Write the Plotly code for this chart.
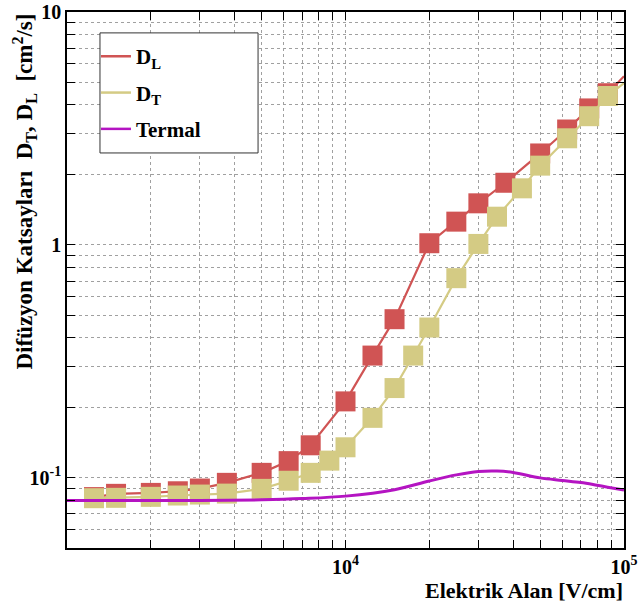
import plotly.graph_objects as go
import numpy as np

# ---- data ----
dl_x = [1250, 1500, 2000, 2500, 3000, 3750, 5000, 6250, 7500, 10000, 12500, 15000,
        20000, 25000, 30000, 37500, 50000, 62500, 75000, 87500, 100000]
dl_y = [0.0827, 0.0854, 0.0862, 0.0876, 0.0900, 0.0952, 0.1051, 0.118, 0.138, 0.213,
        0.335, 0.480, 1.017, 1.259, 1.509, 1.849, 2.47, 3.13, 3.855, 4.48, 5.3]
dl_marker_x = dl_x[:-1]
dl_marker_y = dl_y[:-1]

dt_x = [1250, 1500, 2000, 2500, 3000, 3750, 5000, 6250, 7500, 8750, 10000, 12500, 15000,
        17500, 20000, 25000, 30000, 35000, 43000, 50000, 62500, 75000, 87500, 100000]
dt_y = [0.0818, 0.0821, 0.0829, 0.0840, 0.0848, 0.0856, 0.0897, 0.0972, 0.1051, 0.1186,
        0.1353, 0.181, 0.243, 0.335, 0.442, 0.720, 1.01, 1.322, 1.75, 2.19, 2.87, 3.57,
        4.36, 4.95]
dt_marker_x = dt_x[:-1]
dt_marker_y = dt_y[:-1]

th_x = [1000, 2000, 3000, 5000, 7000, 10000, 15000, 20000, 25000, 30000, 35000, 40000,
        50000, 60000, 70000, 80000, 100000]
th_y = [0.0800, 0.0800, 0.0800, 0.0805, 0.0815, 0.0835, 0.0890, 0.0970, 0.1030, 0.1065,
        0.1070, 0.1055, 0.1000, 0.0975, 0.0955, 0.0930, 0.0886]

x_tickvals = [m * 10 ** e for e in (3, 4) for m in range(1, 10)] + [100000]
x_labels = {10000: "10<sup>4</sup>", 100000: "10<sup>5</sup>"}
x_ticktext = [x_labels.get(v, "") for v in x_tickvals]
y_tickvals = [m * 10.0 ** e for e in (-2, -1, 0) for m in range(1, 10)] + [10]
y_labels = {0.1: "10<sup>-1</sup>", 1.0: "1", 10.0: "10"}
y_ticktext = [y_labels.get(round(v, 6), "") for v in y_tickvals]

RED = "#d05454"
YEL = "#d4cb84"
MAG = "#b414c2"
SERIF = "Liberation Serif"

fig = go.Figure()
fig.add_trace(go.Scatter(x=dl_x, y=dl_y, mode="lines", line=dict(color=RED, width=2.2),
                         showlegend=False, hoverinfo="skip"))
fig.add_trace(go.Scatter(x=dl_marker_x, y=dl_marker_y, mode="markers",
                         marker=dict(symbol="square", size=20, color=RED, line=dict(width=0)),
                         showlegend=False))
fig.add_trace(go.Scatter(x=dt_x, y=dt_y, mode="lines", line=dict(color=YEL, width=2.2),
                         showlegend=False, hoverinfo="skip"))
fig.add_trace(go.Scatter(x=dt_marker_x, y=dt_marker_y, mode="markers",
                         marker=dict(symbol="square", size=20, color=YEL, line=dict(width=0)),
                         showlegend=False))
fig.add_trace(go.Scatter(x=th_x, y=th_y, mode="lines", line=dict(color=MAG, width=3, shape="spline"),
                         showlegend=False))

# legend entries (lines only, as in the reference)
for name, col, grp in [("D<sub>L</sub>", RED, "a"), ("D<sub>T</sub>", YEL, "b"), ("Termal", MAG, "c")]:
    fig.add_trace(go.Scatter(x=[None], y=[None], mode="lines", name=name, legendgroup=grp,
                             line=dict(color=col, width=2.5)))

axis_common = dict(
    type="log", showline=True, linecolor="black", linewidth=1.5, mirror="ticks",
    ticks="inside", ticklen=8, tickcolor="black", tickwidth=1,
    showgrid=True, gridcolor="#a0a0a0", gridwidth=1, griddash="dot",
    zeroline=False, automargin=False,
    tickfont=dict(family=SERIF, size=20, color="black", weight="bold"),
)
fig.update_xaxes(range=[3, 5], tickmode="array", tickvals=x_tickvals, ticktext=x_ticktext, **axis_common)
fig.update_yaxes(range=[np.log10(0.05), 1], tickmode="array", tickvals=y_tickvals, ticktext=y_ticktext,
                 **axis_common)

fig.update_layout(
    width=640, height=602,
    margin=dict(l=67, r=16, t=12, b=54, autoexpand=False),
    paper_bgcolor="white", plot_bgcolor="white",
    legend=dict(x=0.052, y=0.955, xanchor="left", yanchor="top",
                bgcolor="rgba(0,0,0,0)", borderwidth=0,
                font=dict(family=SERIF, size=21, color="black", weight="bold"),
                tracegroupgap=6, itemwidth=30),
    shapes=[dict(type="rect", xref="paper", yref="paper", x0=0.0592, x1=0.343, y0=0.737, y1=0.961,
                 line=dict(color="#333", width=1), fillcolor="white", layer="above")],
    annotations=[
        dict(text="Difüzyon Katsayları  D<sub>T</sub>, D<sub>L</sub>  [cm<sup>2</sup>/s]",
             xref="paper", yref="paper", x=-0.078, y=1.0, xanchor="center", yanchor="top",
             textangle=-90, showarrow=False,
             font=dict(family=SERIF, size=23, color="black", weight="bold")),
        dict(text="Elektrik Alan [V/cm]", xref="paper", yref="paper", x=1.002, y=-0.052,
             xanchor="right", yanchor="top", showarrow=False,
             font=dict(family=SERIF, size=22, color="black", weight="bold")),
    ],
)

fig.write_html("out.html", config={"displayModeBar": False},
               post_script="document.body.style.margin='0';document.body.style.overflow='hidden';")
----
▸ **Stated problem**:
Leave out the pictures and print every line of the data exactly.

▸ **Expected answer**:
Write the Plotly code for this chart.
import plotly.graph_objects as go
import numpy as np

# ---- data ----
dl_x = [1250, 1500, 2000, 2500, 3000, 3750, 5000, 6250, 7500, 10000, 12500, 15000,
        20000, 25000, 30000, 37500, 50000, 62500, 75000, 87500, 100000]
dl_y = [0.0827, 0.0854, 0.0862, 0.0876, 0.0900, 0.0952, 0.1051, 0.118, 0.138, 0.213,
        0.335, 0.480, 1.017, 1.259, 1.509, 1.849, 2.47, 3.13, 3.855, 4.48, 5.3]
dl_marker_x = dl_x[:-1]
dl_marker_y = dl_y[:-1]

dt_x = [1250, 1500, 2000, 2500, 3000, 3750, 5000, 6250, 7500, 8750, 10000, 12500, 15000,
        17500, 20000, 25000, 30000, 35000, 43000, 50000, 62500, 75000, 87500, 100000]
dt_y = [0.0818, 0.0821, 0.0829, 0.0840, 0.0848, 0.0856, 0.0897, 0.0972, 0.1051, 0.1186,
        0.1353, 0.181, 0.243, 0.335, 0.442, 0.720, 1.01, 1.322, 1.75, 2.19, 2.87, 3.57,
        4.36, 4.95]
dt_marker_x = dt_x[:-1]
dt_marker_y = dt_y[:-1]

th_x = [1000, 2000, 3000, 5000, 7000, 10000, 15000, 20000, 25000, 30000, 35000, 40000,
        50000, 60000, 70000, 80000, 100000]
th_y = [0.0800, 0.0800, 0.0800, 0.0805, 0.0815, 0.0835, 0.0890, 0.0970, 0.1030, 0.1065,
        0.1070, 0.1055, 0.1000, 0.0975, 0.0955, 0.0930, 0.0886]

x_tickvals = [m * 10 ** e for e in (3, 4) for m in range(1, 10)] + [100000]
x_labels = {10000: "10<sup>4</sup>", 100000: "10<sup>5</sup>"}
x_ticktext = [x_labels.get(v, "") for v in x_tickvals]
y_tickvals = [m * 10.0 ** e for e in (-2, -1, 0) for m in range(1, 10)] + [10]
y_labels = {0.1: "10<sup>-1</sup>", 1.0: "1", 10.0: "10"}
y_ticktext = [y_labels.get(round(v, 6), "") for v in y_tickvals]

RED = "#d05454"
YEL = "#d4cb84"
MAG = "#b414c2"
SERIF = "Liberation Serif"

fig = go.Figure()
fig.add_trace(go.Scatter(x=dl_x, y=dl_y, mode="lines", line=dict(color=RED, width=2.2),
                         showlegend=False, hoverinfo="skip"))
fig.add_trace(go.Scatter(x=dl_marker_x, y=dl_marker_y, mode="markers",
                         marker=dict(symbol="square", size=20, color=RED, line=dict(width=0)),
                         showlegend=False))
fig.add_trace(go.Scatter(x=dt_x, y=dt_y, mode="lines", line=dict(color=YEL, width=2.2),
                         showlegend=False, hoverinfo="skip"))
fig.add_trace(go.Scatter(x=dt_marker_x, y=dt_marker_y, mode="markers",
                         marker=dict(symbol="square", size=20, color=YEL, line=dict(width=0)),
                         showlegend=False))
fig.add_trace(go.Scatter(x=th_x, y=th_y, mode="lines", line=dict(color=MAG, width=3, shape="spline"),
                         showlegend=False))

# legend entries (lines only, as in the reference)
for name, col, grp in [("D<sub>L</sub>", RED, "a"), ("D<sub>T</sub>", YEL, "b"), ("Termal", MAG, "c")]:
    fig.add_trace(go.Scatter(x=[None], y=[None], mode="lines", name=name, legendgroup=grp,
                             line=dict(color=col, width=2.5)))

axis_common = dict(
    type="log", showline=True, linecolor="black", linewidth=1.5, mirror="ticks",
    ticks="inside", ticklen=8, tickcolor="black", tickwidth=1,
    showgrid=True, gridcolor="#a0a0a0", gridwidth=1, griddash="dot",
    zeroline=False, automargin=False,
    tickfont=dict(family=SERIF, size=20, color="black", weight="bold"),
)
fig.update_xaxes(range=[3, 5], tickmode="array", tickvals=x_tickvals, ticktext=x_ticktext, **axis_common)
fig.update_yaxes(range=[np.log10(0.05), 1], tickmode="array", tickvals=y_tickvals, ticktext=y_ticktext,
                 **axis_common)

fig.update_layout(
    width=640, height=602,
    margin=dict(l=67, r=16, t=12, b=54, autoexpand=False),
    paper_bgcolor="white", plot_bgcolor="white",
    legend=dict(x=0.052, y=0.955, xanchor="left", yanchor="top",
                bgcolor="rgba(0,0,0,0)", borderwidth=0,
                font=dict(family=SERIF, size=21, color="black", weight="bold"),
                tracegroupgap=6, itemwidth=30),
    shapes=[dict(type="rect", xref="paper", yref="paper", x0=0.0592, x1=0.343, y0=0.737, y1=0.961,
                 line=dict(color="#333", width=1), fillcolor="white", layer="above")],
    annotations=[
        dict(text="Difüzyon Katsayları  D<sub>T</sub>, D<sub>L</sub>  [cm<sup>2</sup>/s]",
             xref="paper", yref="paper", x=-0.078, y=1.0, xanchor="center", yanchor="top",
             textangle=-90, showarrow=False,
             font=dict(family=SERIF, size=23, color="black", weight="bold")),
        dict(text="Elektrik Alan [V/cm]", xref="paper", yref="paper", x=1.002, y=-0.052,
             xanchor="right", yanchor="top", showarrow=False,
             font=dict(family=SERIF, size=22, color="black", weight="bold")),
    ],
)

fig.write_html("out.html", config={"displayModeBar": False},
               post_script="document.body.style.margin='0';document.body.style.overflow='hidden';")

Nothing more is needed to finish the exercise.